The Cuban regime has been repeatedly criticized for the failures of its penal system. A report by the NGO Cuban Prisoners Defenders, published in 2020, details the arbitrary nature of the Cuban justice system, including the highest number of prisoners per capita in the world; a conviction rate of more than 90 percent; the use of the release of "non-political" prisoners as a tool for budgetary and social control; and the concept of "preventive imprisonment" as an excuse for the persecution of dissidents.
As a result of this report, the U.S. newspaper The New York Times revealed that "in more than 32,000 cases that go to trial in Cuba each year, about 92 percent of the defendants are convicted. Some 4,000 people are charged each year with 'antisocial' or 'dangerousness' offenses, terms the Cuban government uses to imprison those who pose a risk to the status quo, even if they have committed no crime."
Records, the NYT notes, show that Cuba's prison system holds more than 90,000 prisoners. The Cuban government has only publicly released that figure on one occasion, in 2012, when it stated that there were 57,000 prisoners.
Eloy Viera Cañive, who works as an independent legal analyst in Cuba, also quoted in that article, said the Communist Party and the Interior Ministry always have the final say when it comes to the judiciary in Cuba.
"We live in a police state in which the Interior Ministry has enormous influence, even over judges," Viera said.
Voices from independent civil society have also criticized Cuba's postponement of the approval of the Law on Claiming Constitutional Rights before the Courts, which would allow citizens access to the courts to claim their rights when they have been violated by state bodies, their directors, officials or employees.
The new members of the Vienna-based CCPCJ were elected for a three-year term beginning January 1, 2022 until December 31, 2024, when the commission will also be composed of Ghana, Libya, Togo; Bahrain, India, Pakistan, Qatar, Thailand; Belarus, Bulgaria, Austria, Canada, France, United States, Brazil, Dominican Republic, Paraguay and Chile.

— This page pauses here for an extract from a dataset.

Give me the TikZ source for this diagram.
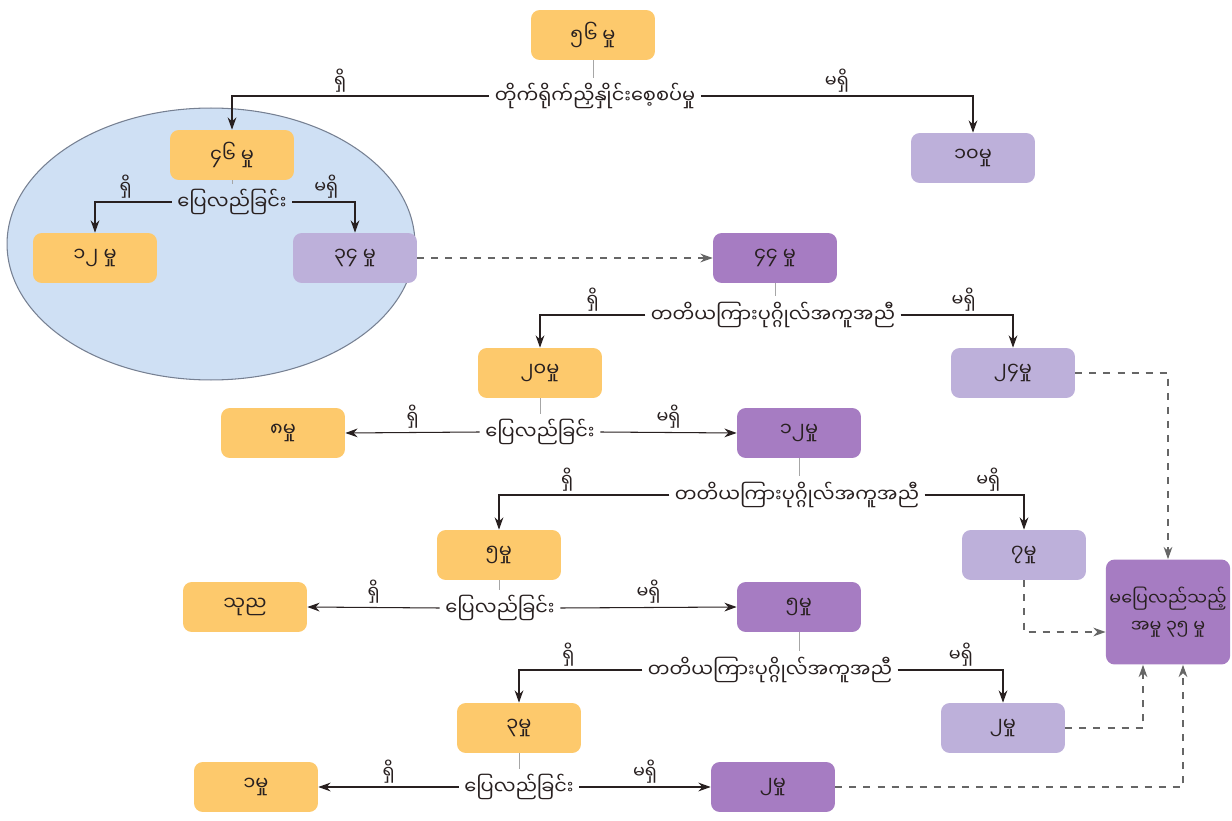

The UN explains that the CCPCJ acts as the principal United Nations standard-setting body on crime prevention and criminal justice issues, also covering international action to combat national and transnational crime, as well as improving the efficiency and fairness of systems for the administration of criminal justice.
In 2006, the General Assembly adopted a resolution extending the mandates of the commission to enable it to function as a governing body of the United Nations Office on Drugs and Crime (UNODC).